Although Ruzek, with help from his team, was able to rescue his father and preserve his family’s reputation, his relationship with Burgess isn’t faring so well. The hour ended with the brooding officer drinking alone in the dark after a fight with Burgess who, in a split second, suspected him of possibly murdering their prime suspect in order to protect his family’s name. Their conversation mirrored Ruzek’s heated exchange with Atwater several episodes back over what kind of man Ruzek is and what he’s capable of.
According to Patrick John Flueger, who plays Ruzek, having his character questioned by those closest to him is taking its toll.
“I think he feels very alone,” he tells TVLine. “He does have different tactics. They might be wrong in Burgess’ eyes, but he’s doing the wrong thing for the right reasons, or at least, what he believes to be the right reasons. Would he shoot somebody in the back for revenge or to save his last name? Absolutely not. Would he shoot a man in the face that had his dad at gunpoint? Absolutely, yes. The questions that we’re asking this season, and I think we’ve been asking for the last few seasons, is that even if you’re doing the wrong thing for the right reasons, aren’t you still doing the wrong thing? That’s where both Burgess and Atwater are coming from.”

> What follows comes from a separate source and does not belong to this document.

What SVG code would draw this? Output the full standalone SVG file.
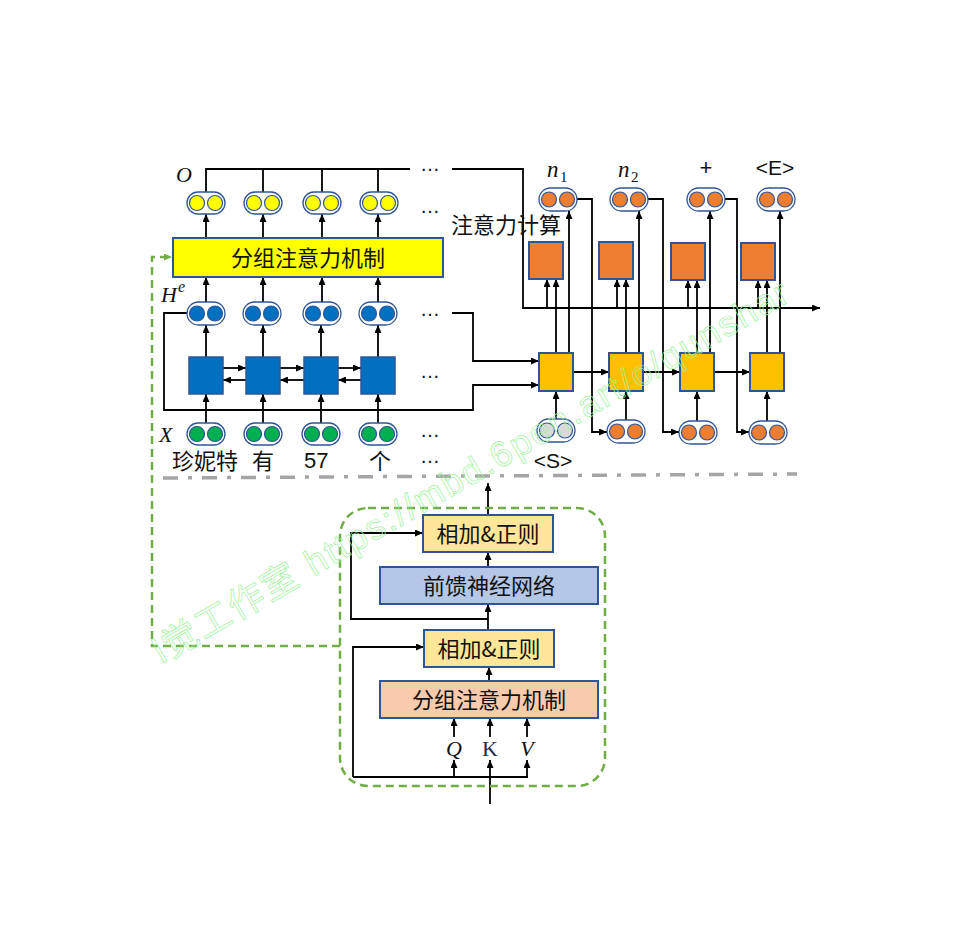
<svg xmlns="http://www.w3.org/2000/svg" width="956" height="948" viewBox="0 0 956 948">
<defs>
<marker id="ah" markerWidth="8" markerHeight="7" refX="8" refY="3.5" orient="auto" markerUnits="userSpaceOnUse"><path d="M0,0 L8,3.5 L0,7 z" fill="#000"/></marker>
<marker id="gah" markerWidth="8" markerHeight="7" refX="8" refY="3.5" orient="auto" markerUnits="userSpaceOnUse"><path d="M0,0 L8,3.5 L0,7 z" fill="#70AD47"/></marker>
<style>
.ln{fill:none;stroke:#000;stroke-width:1.8}
.ar{fill:none;stroke:#000;stroke-width:1.8;marker-end:url(#ah)}
.cap{fill:#fff;stroke:#2F5597;stroke-width:1.3}
.c{stroke:#2F5597;stroke-width:1.2}
.y{fill:#FFFF00}.b{fill:#0070C0}.g{fill:#00B050}.o{fill:#ED7D31}.gr{fill:#D9D9D9}
.bx{stroke:#2F5597;stroke-width:2}
.cjk{font-family:"Noto Sans CJK SC","Noto Sans",sans-serif;font-size:22px;fill:#111}
.lat{font-family:"Liberation Sans",Arial,sans-serif;fill:#111}
.mth{font-family:"Liberation Serif","Times New Roman",serif;font-style:italic;fill:#111}
.dots{font-family:"Liberation Sans",Arial,sans-serif;font-size:20px;fill:#111}
.gd{fill:none;stroke:#70AD47;stroke-width:2.5;stroke-dasharray:8 5}
</style>
</defs>
<rect width="956" height="948" fill="#fff"/>

<g id="connectors">
<polyline class="ln" points="206,192 206,169 410,169"/>
<line class="ln" x1="263" y1="192" x2="263" y2="169"/>
<line class="ln" x1="322" y1="192" x2="322" y2="169"/>
<line class="ln" x1="378" y1="192" x2="378" y2="169"/>
<polyline class="ar" points="452,169 523,169 523,308 820,308"/>
<line class="ar" x1="206" y1="238" x2="206" y2="214"/>
<line class="ar" x1="263" y1="238" x2="263" y2="214"/>
<line class="ar" x1="322" y1="238" x2="322" y2="214"/>
<line class="ar" x1="378" y1="238" x2="378" y2="214"/>
<line class="ar" x1="206" y1="302" x2="206" y2="277"/>
<line class="ar" x1="263" y1="302" x2="263" y2="277"/>
<line class="ar" x1="322" y1="302" x2="322" y2="277"/>
<line class="ar" x1="378" y1="302" x2="378" y2="277"/>
<line class="ar" x1="206" y1="357" x2="206" y2="325"/>
<line class="ar" x1="263" y1="357" x2="263" y2="325"/>
<line class="ar" x1="321" y1="357" x2="321" y2="325"/>
<line class="ar" x1="378" y1="357" x2="378" y2="325"/>
<line class="ar" x1="206" y1="423" x2="206" y2="394"/>
<line class="ar" x1="263" y1="423" x2="263" y2="394"/>
<line class="ar" x1="321" y1="423" x2="321" y2="394"/>
<line class="ar" x1="378" y1="423" x2="378" y2="394"/>
<line class="ar" x1="223" y1="368" x2="246" y2="368"/>
<line class="ar" x1="280" y1="368" x2="304" y2="368"/>
<line class="ar" x1="338" y1="368" x2="361" y2="368"/>
<line class="ar" x1="246" y1="380" x2="223" y2="380"/>
<line class="ar" x1="304" y1="380" x2="280" y2="380"/>
<line class="ar" x1="361" y1="380" x2="338" y2="380"/>
<polyline class="ar" points="187,313 164,313 164,410 473,410 473,385 539,385"/>
<polyline class="ar" points="452,313 473,313 473,361 539,361"/>
<line class="ar" x1="547" y1="308" x2="547" y2="279"/>
<line class="ar" x1="556" y1="353" x2="556" y2="279"/>
<line class="ar" x1="569" y1="353" x2="569" y2="211"/>
<line class="ar" x1="617" y1="308" x2="617" y2="279"/>
<line class="ar" x1="626" y1="353" x2="626" y2="279"/>
<line class="ar" x1="639" y1="353" x2="639" y2="211"/>
<line class="ar" x1="688" y1="308" x2="688" y2="280"/>
<line class="ar" x1="697" y1="353" x2="697" y2="280"/>
<line class="ar" x1="710" y1="353" x2="710" y2="211"/>
<line class="ar" x1="758" y1="308" x2="758" y2="280"/>
<line class="ar" x1="767" y1="353" x2="767" y2="280"/>
<line class="ar" x1="780" y1="353" x2="780" y2="211"/>
<polyline class="ar" points="577,199 592,199 592,432 607,432"/>
<polyline class="ar" points="648,199 663,199 663,432 679,432"/>
<polyline class="ar" points="725,199 737,199 737,432 749,432"/>
<line class="ar" x1="556" y1="419" x2="556" y2="391"/>
<line class="ar" x1="626" y1="420" x2="626" y2="391"/>
<line class="ar" x1="697" y1="421" x2="697" y2="391"/>
<line class="ar" x1="767" y1="421" x2="767" y2="391"/>
<line class="ar" x1="573" y1="372" x2="609" y2="372"/>
<line class="ar" x1="643" y1="372" x2="680" y2="372"/>
<line class="ar" x1="714" y1="372" x2="750" y2="372"/>
<line x1="163" y1="478" x2="797" y2="474" stroke="#A5A5A5" stroke-width="3.5" stroke-dasharray="15 10 4 10"/>
<line class="ar" x1="488" y1="515" x2="488" y2="483"/>
<line class="ar" x1="488" y1="567" x2="488" y2="552"/>
<line class="ar" x1="488" y1="630" x2="488" y2="604"/>
<polyline class="ar" points="488,619 351,619 351,533 423,533"/>
<line class="ar" x1="489" y1="681" x2="489" y2="667"/>
<polyline class="ar" points="353,777 353,647 424,647"/>
<line class="ln" x1="353" y1="777" x2="528" y2="777"/>
<line class="ar" x1="454" y1="777" x2="454" y2="760"/>
<line class="ar" x1="527" y1="777" x2="527" y2="760"/>
<line class="ar" x1="490" y1="804" x2="490" y2="760"/>
<line class="ar" x1="454" y1="737" x2="454" y2="718"/>
<line class="ar" x1="490" y1="737" x2="490" y2="718"/>
<line class="ar" x1="527" y1="737" x2="527" y2="718"/>
<polyline class="gd" points="340,646 152,646 152,257 172,257" marker-end="url(#gah)"/>
</g>

<g id="enc-attn">
<rect class="bx" x="173" y="238" width="270" height="39" fill="#FFFF00"/>
<text class="cjk" x="308" y="266" text-anchor="middle">分组注意力机制</text>
</g>

<g id="O-row">
<rect class="cap" x="187" y="192" width="38" height="22" rx="11"/><circle class="c y" cx="197" cy="203" r="7.5"/><circle class="c y" cx="215" cy="203" r="7.5"/>
<rect class="cap" x="244" y="192" width="38" height="22" rx="11"/><circle class="c y" cx="254" cy="203" r="7.5"/><circle class="c y" cx="272" cy="203" r="7.5"/>
<rect class="cap" x="303" y="192" width="38" height="22" rx="11"/><circle class="c y" cx="313" cy="203" r="7.5"/><circle class="c y" cx="331" cy="203" r="7.5"/>
<rect class="cap" x="360" y="192" width="38" height="22" rx="11"/><circle class="c y" cx="370" cy="203" r="7.5"/><circle class="c y" cx="388" cy="203" r="7.5"/>
<text class="mth" x="176" y="182" font-size="22">O</text>
</g>

<g id="He-row">
<rect class="cap" x="187" y="302" width="38" height="23" rx="11.5"/><circle class="c b" cx="197" cy="313.5" r="7.5"/><circle class="c b" cx="215" cy="313.5" r="7.5"/>
<rect class="cap" x="243" y="302" width="38" height="23" rx="11.5"/><circle class="c b" cx="253" cy="313.5" r="7.5"/><circle class="c b" cx="271" cy="313.5" r="7.5"/>
<rect class="cap" x="303" y="302" width="38" height="23" rx="11.5"/><circle class="c b" cx="313" cy="313.5" r="7.5"/><circle class="c b" cx="331" cy="313.5" r="7.5"/>
<rect class="cap" x="359" y="302" width="38" height="23" rx="11.5"/><circle class="c b" cx="369" cy="313.5" r="7.5"/><circle class="c b" cx="387" cy="313.5" r="7.5"/>
<text class="mth" x="161" y="302" font-size="22">H</text><text class="mth" x="178" y="292" font-size="16">e</text>
</g>

<g id="lstm">
<rect x="189" y="357" width="34" height="37" fill="#0070C0" stroke="#2F5597" stroke-width="1.5"/>
<rect x="246" y="357" width="34" height="37" fill="#0070C0" stroke="#2F5597" stroke-width="1.5"/>
<rect x="304" y="357" width="34" height="37" fill="#0070C0" stroke="#2F5597" stroke-width="1.5"/>
<rect x="361" y="357" width="34" height="37" fill="#0070C0" stroke="#2F5597" stroke-width="1.5"/>
</g>

<g id="X-row">
<rect class="cap" x="187" y="423" width="38" height="22" rx="11"/><circle class="c g" cx="197" cy="434" r="7.5"/><circle class="c g" cx="215" cy="434" r="7.5"/>
<rect class="cap" x="244" y="423" width="38" height="22" rx="11"/><circle class="c g" cx="254" cy="434" r="7.5"/><circle class="c g" cx="272" cy="434" r="7.5"/>
<rect class="cap" x="302" y="423" width="38" height="22" rx="11"/><circle class="c g" cx="312" cy="434" r="7.5"/><circle class="c g" cx="330" cy="434" r="7.5"/>
<rect class="cap" x="359" y="423" width="38" height="22" rx="11"/><circle class="c g" cx="369" cy="434" r="7.5"/><circle class="c g" cx="387" cy="434" r="7.5"/>
<text class="mth" x="159" y="442" font-size="22">X</text>
</g>

<g id="words">
<text class="cjk" x="172" y="469">珍妮特</text>
<text class="cjk" x="252" y="469">有</text>
<text class="lat" x="304" y="468" font-size="22">57</text>
<text class="cjk" x="369" y="469">个</text>
<text class="dots" x="420" y="171">…</text>
<text class="dots" x="420" y="213">…</text>
<text class="dots" x="420" y="316">…</text>
<text class="dots" x="420" y="378">…</text>
<text class="dots" x="420" y="437">…</text>
<text class="dots" x="420" y="463">…</text>
</g>

<g id="attn-calc">
<text class="cjk" x="451" y="233">注意力计算</text>
<rect class="bx" x="529" y="242" width="34" height="37" fill="#ED7D31"/>
<rect class="bx" x="599" y="242" width="34" height="37" fill="#ED7D31"/>
<rect class="bx" x="671" y="243" width="34" height="37" fill="#ED7D31"/>
<rect class="bx" x="741" y="243" width="34" height="37" fill="#ED7D31"/>
</g>

<g id="dec-out">
<rect class="cap" x="539" y="188" width="38" height="23" rx="11.5"/><circle class="c o" cx="549" cy="199.5" r="7.5"/><circle class="c o" cx="567" cy="199.5" r="7.5"/>
<rect class="cap" x="610" y="188" width="38" height="23" rx="11.5"/><circle class="c o" cx="620" cy="199.5" r="7.5"/><circle class="c o" cx="638" cy="199.5" r="7.5"/>
<rect class="cap" x="687" y="188" width="38" height="23" rx="11.5"/><circle class="c o" cx="697" cy="199.5" r="7.5"/><circle class="c o" cx="715" cy="199.5" r="7.5"/>
<rect class="cap" x="757" y="188" width="38" height="23" rx="11.5"/><circle class="c o" cx="767" cy="199.5" r="7.5"/><circle class="c o" cx="785" cy="199.5" r="7.5"/>
<text class="mth" x="547" y="177" font-size="23">n</text><text x="560" y="182" font-size="15" font-family="Liberation Serif,serif" fill="#111">1</text>
<text class="mth" x="618" y="177" font-size="23">n</text><text x="631" y="182" font-size="15" font-family="Liberation Serif,serif" fill="#111">2</text>
<text class="lat" x="706" y="175" font-size="22" text-anchor="middle">+</text>
<text class="lat" x="775" y="175" font-size="21" text-anchor="middle">&lt;E&gt;</text>
</g>

<g id="decoder">
<rect class="bx" x="539" y="353" width="34" height="38" fill="#FFC000"/>
<rect class="bx" x="609" y="353" width="34" height="38" fill="#FFC000"/>
<rect class="bx" x="680" y="353" width="34" height="38" fill="#FFC000"/>
<rect class="bx" x="750" y="353" width="34" height="38" fill="#FFC000"/>
</g>

<g id="dec-in">
<rect class="cap" x="537" y="419" width="38" height="23" rx="11.5"/><circle class="c gr" cx="547" cy="430.5" r="7.5"/><circle class="c gr" cx="565" cy="430.5" r="7.5"/>
<rect class="cap" x="607" y="420" width="38" height="23" rx="11.5"/><circle class="c o" cx="617" cy="431.5" r="7.5"/><circle class="c o" cx="635" cy="431.5" r="7.5"/>
<rect class="cap" x="679" y="421" width="38" height="23" rx="11.5"/><circle class="c o" cx="689" cy="432.5" r="7.5"/><circle class="c o" cx="707" cy="432.5" r="7.5"/>
<rect class="cap" x="749" y="421" width="38" height="23" rx="11.5"/><circle class="c o" cx="759" cy="432.5" r="7.5"/><circle class="c o" cx="777" cy="432.5" r="7.5"/>
<text class="lat" x="553" y="468" font-size="21" text-anchor="middle">&lt;S&gt;</text>
</g>

<g id="block">
<rect class="gd" x="340" y="508" width="265" height="278" rx="28"/>
<rect class="bx" x="423" y="515" width="130" height="37" fill="#FFE699"/>
<text class="cjk" x="488" y="542" text-anchor="middle">相加&amp;正则</text>
<rect class="bx" x="380" y="567" width="218" height="37" fill="#B4C7E7"/>
<text class="cjk" x="489" y="594" text-anchor="middle">前馈神经网络</text>
<rect class="bx" x="424" y="630" width="130" height="37" fill="#FFE699"/>
<text class="cjk" x="489" y="657" text-anchor="middle">相加&amp;正则</text>
<rect class="bx" x="380" y="681" width="218" height="37" fill="#F8CBAD"/>
<text class="cjk" x="489" y="708" text-anchor="middle">分组注意力机制</text>
<text class="mth" x="454" y="756" font-size="22" text-anchor="middle" fill="#1F2D50">Q</text>
<text x="490" y="756" font-size="22" text-anchor="middle" font-family="Liberation Serif,serif" fill="#1F2D50">K</text>
<text class="mth" x="527" y="756" font-size="22" text-anchor="middle" fill="#1F2D50">V</text>
</g>

<g id="watermark">
<text x="162" y="664" transform="rotate(-30 162 664)" font-family="Liberation Sans,Noto Sans CJK SC,sans-serif" font-size="36" textLength="727" lengthAdjust="spacing" fill="none" stroke="#9CF29C" stroke-width="0.7">l觉工作室 https://mbd.6pen.art/o/qunshar</text>
</g>
</svg>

But Ruzek sees things differently. “He’s like, ‘How do you not know me better than that? How could you not know what my intentions are like?’ I think that’s what’s so confounding. She doesn’t come up and say, ‘What happened?’ She comes up and says, ‘What did you do?’ and that is not a question. That is an accusation, and I think he is offended,” Flueger explains.
“That’s why you’re seeing this man sit alone, slugging back whiskey. He just bent over backwards to fix his father’s situation and put himself on the line for that and sullied himself in his sergeant’s eyes, all to help his father. So now his father figure [Voight] may be not the happiest with him, and his best friend [Atwater] has been questioning him recently, and now the girl that he’s madly in love with, the love of his life, is accusing him of murder.”
That somber final scene, which Flueger describes as Ruzek’s attempt to “numb himself to his loneliness,” speaks to Ruzek’s currently disheveled state. (Flueger also filmed an alternate take with Ruzek listening to Majical Cloudz’s “Downtown,” which was left out since Dick Wolf shows usually stay away from contemporary music.) While his argument with Burgess leaves their potential reconciliation up in the air for now, Flueger is still rooting for “Burzek” to find their way back together.
“I think they’re both professionals. They’re going to work fine together, [but] probably a little avoidance,” he notes. “I think that it’s his intention to get over things as quickly as he can, but there [are] gonna be walls up now. ‘No more available Adam. Our relationship has changed, [she] shifted it. We’ll be cool again, but I don’t know if we’ll ever be close again’… this is where he is right now.”